Monday, January 7, 2019

Danville vice mayor eyes ways to help small business owners - GoDanRiver.com

Danville’s vice mayor plans to roll out proposed changes to ease burdens on small business owners in the city.

Two items on the top of the list include loosening the restriction on the amount of space a home-based business can use for commerce within a dwelling, and taking a look at the deposit new small business owners must pay to Danville Utilities.

“I’ve always wanted to do things to make Danville more business-friendly,” said Vice Mayor Lee Vogler. “I want to make sure we’re not forgetting about small businesses. They really are the backbone of our local economy.”

Currently, the city restricts home-based businesses to a minimum of 400 square feet or 25 percent of their home’s total square footage, whichever is smaller.

Harold Garrison, a member of the Danville Planning Commission, asked planning staff during its meeting Monday afternoon to look into the matter and come back in February with a recommendation to the commission whether to increase the allowed space.

Garrison, who came up with the idea to examine the restriction, said he would like to see it eliminated.

“We don’t need to put a restriction on someone’s home for a home-based business,” Garrison said.

The matter will be on the planning commission agenda next month, Garrison said Monday.

Planning Director Ken Gillie told the Danville Register & Bee he did not oppose easing the restriction.

“I don’t have a problem changing it,” Gillie said.

The city’s 25-percent limit has been in place since 2004. It was previously set at 20 percent in 1987, Gillie said.

“It’s designed to keep someone from making a home a commercial business in a residential district,” he said.

With the advent of the internet, selling products has become easier and people have more access to technology allowing them to be more innovative, Vogler said.

Gillie agreed.

“The way people shop has changed,” Gillie said. “The ability to telecommute has changed.”

As for deposits paid by new small businesses to Danville Utilities, a first-time business owner can end up paying a $1,500 deposit, Vogler said.

“That’s a very high number that creates a hurdle for people, that discourages them from starting their own business,” he said.

Danville Utilities Director Jason Grey said those deposits are not a fixed amount, but are based on the size of the building and its past energy use.

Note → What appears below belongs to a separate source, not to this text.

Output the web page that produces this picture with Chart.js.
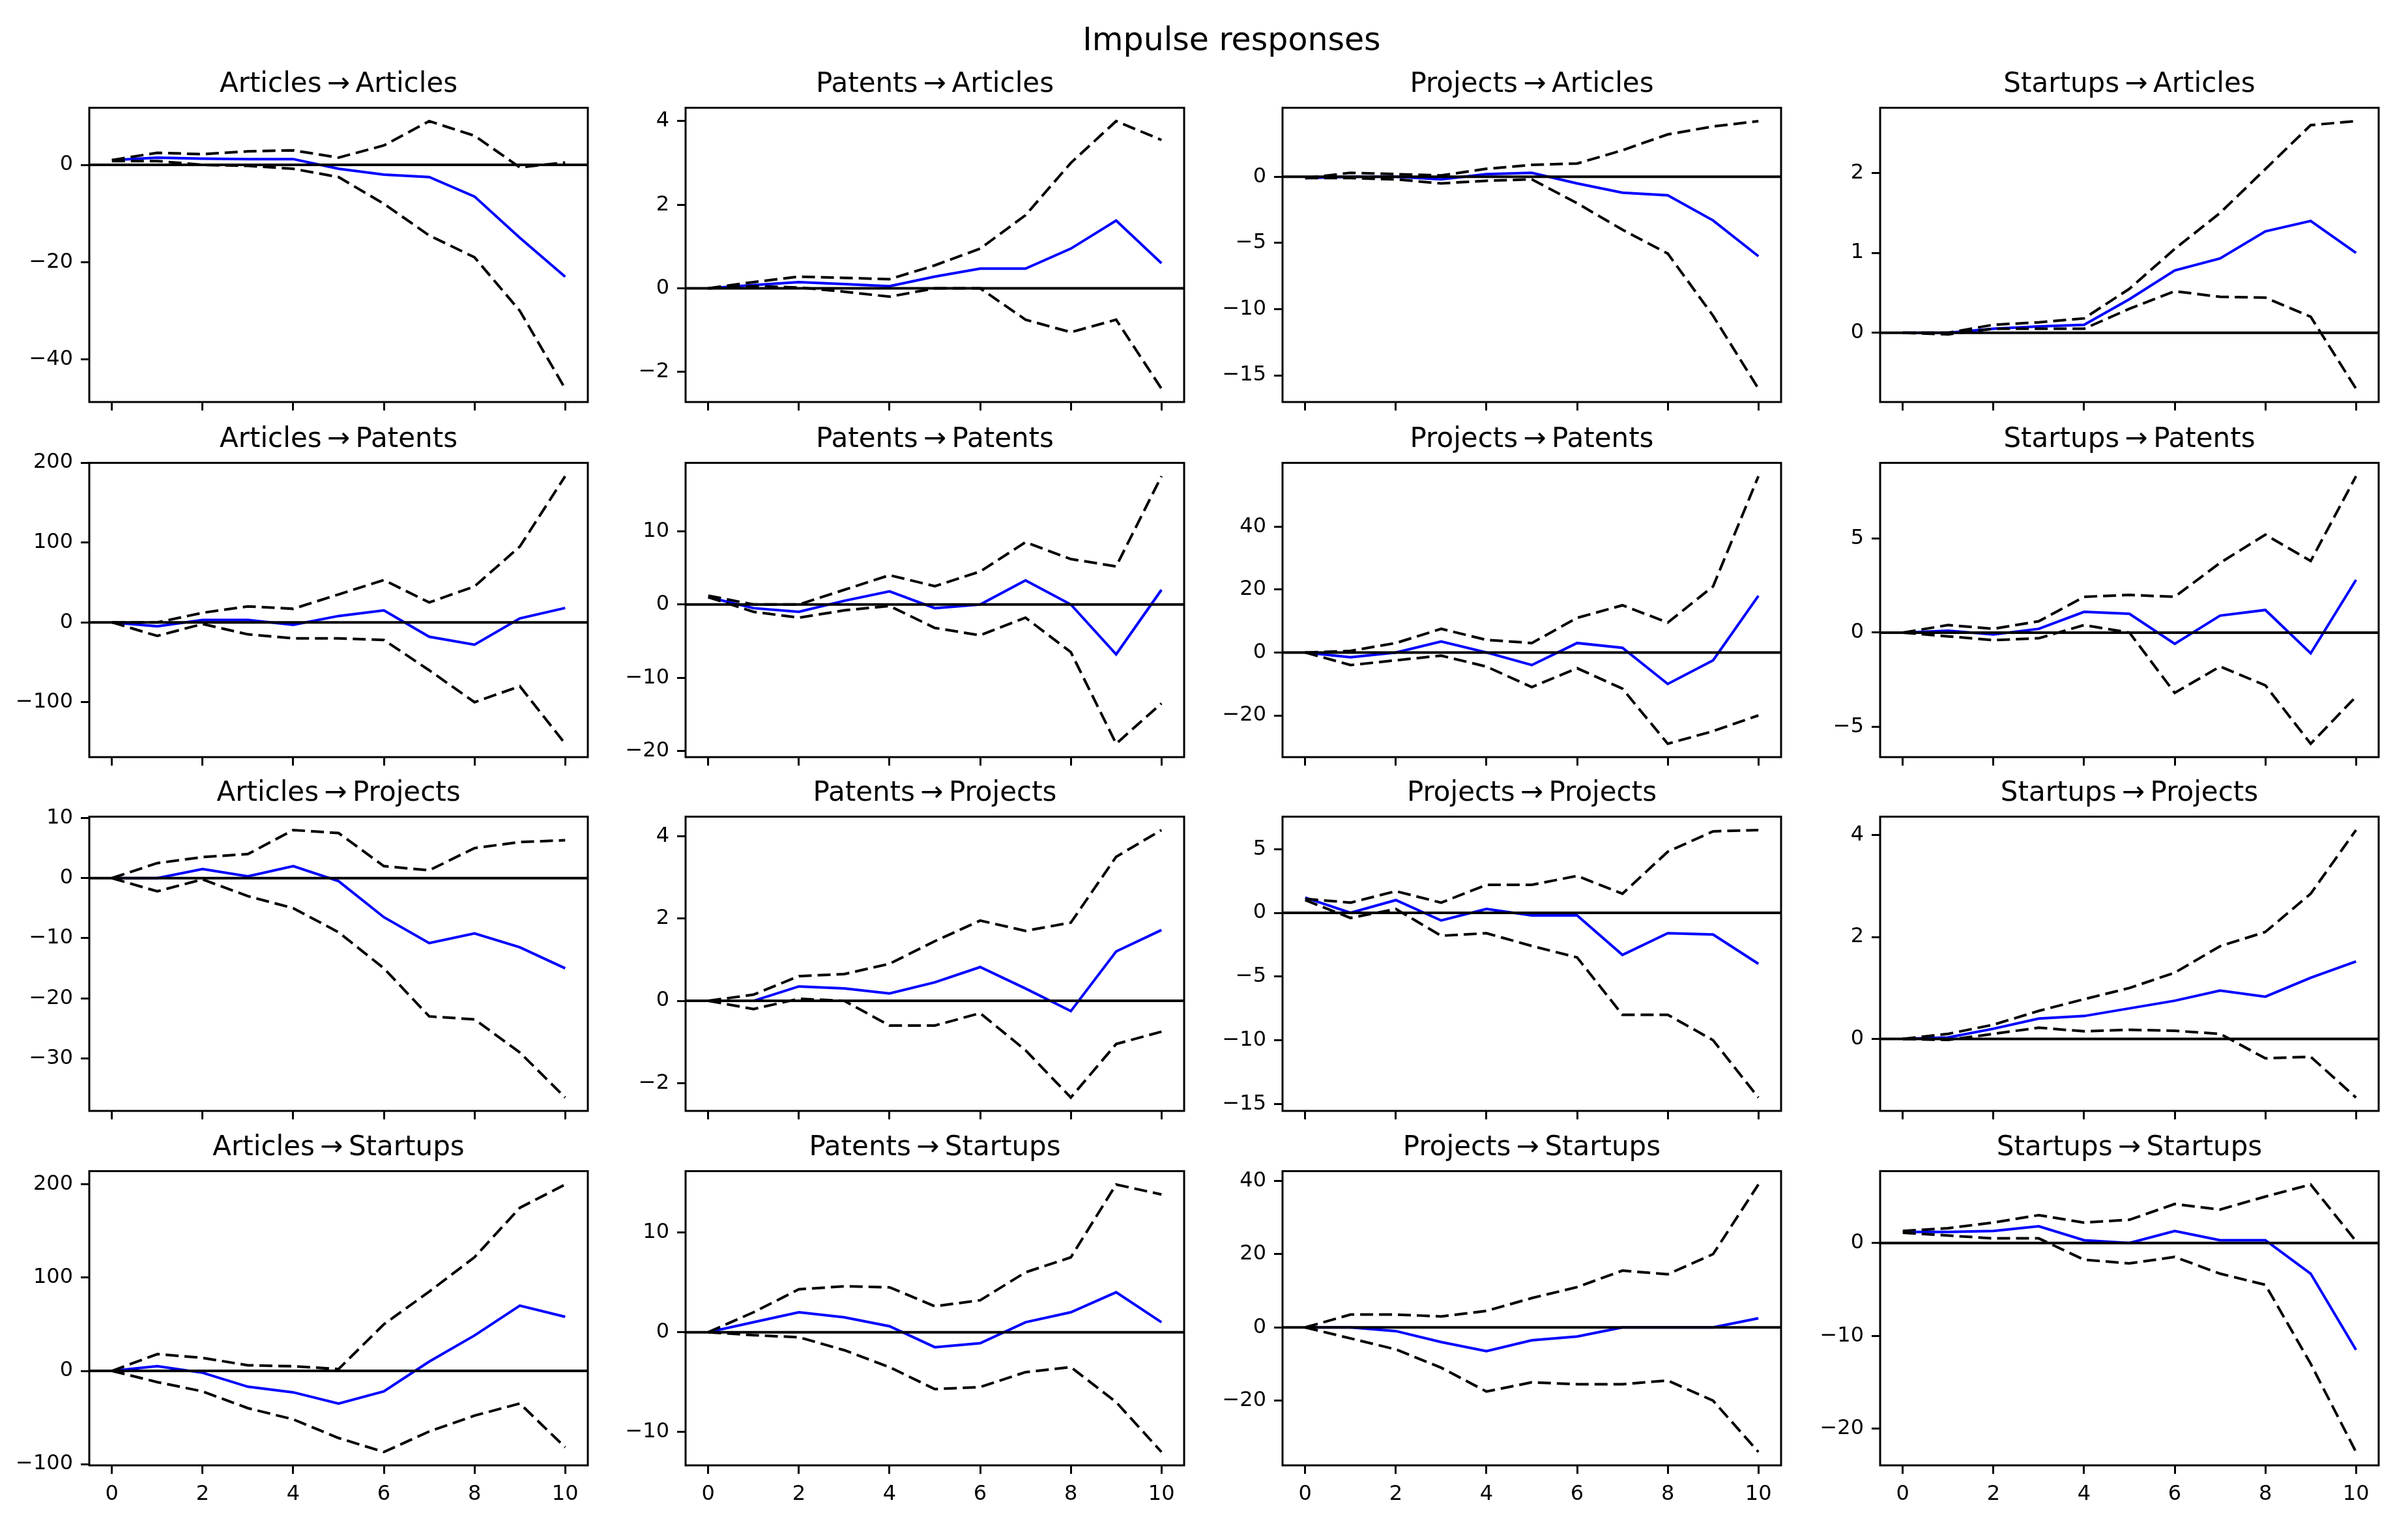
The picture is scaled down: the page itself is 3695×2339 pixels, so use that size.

“The deposit varies,” Grey said.

It covers the costs for transformers and connecting the customer to the service, he said. The deposit is returned to the customer if they’re in good standing after 12 months.

Also, a new customer who has had utility service in another locality can get a letter of good standing from that utility and give it to Danville Utilities in lieu of paying the deposit, Grey said.

He said he understood why questions are being asked about the deposit to encourage and promote economic development. However, Grey would not say whether he would support reducing the deposit.

“I would certainly want to see our history of issuing deposits and make sure that the city is recovering our costs before we make that next step,” he said.

Vogler said he has asked the city manager to put the matter onto the Danville City Council work session agenda within the next month. He wants council to look at what the deposit pays for and to get an overview of varying amounts paid.

“We should always evaluate fees and regulations that could be detrimental to small businesses,” he said.

Other matters Vogler wants to examine this year are the possibility of easing sign restrictions on small businesses and possibly making parking requirements for them more flexible.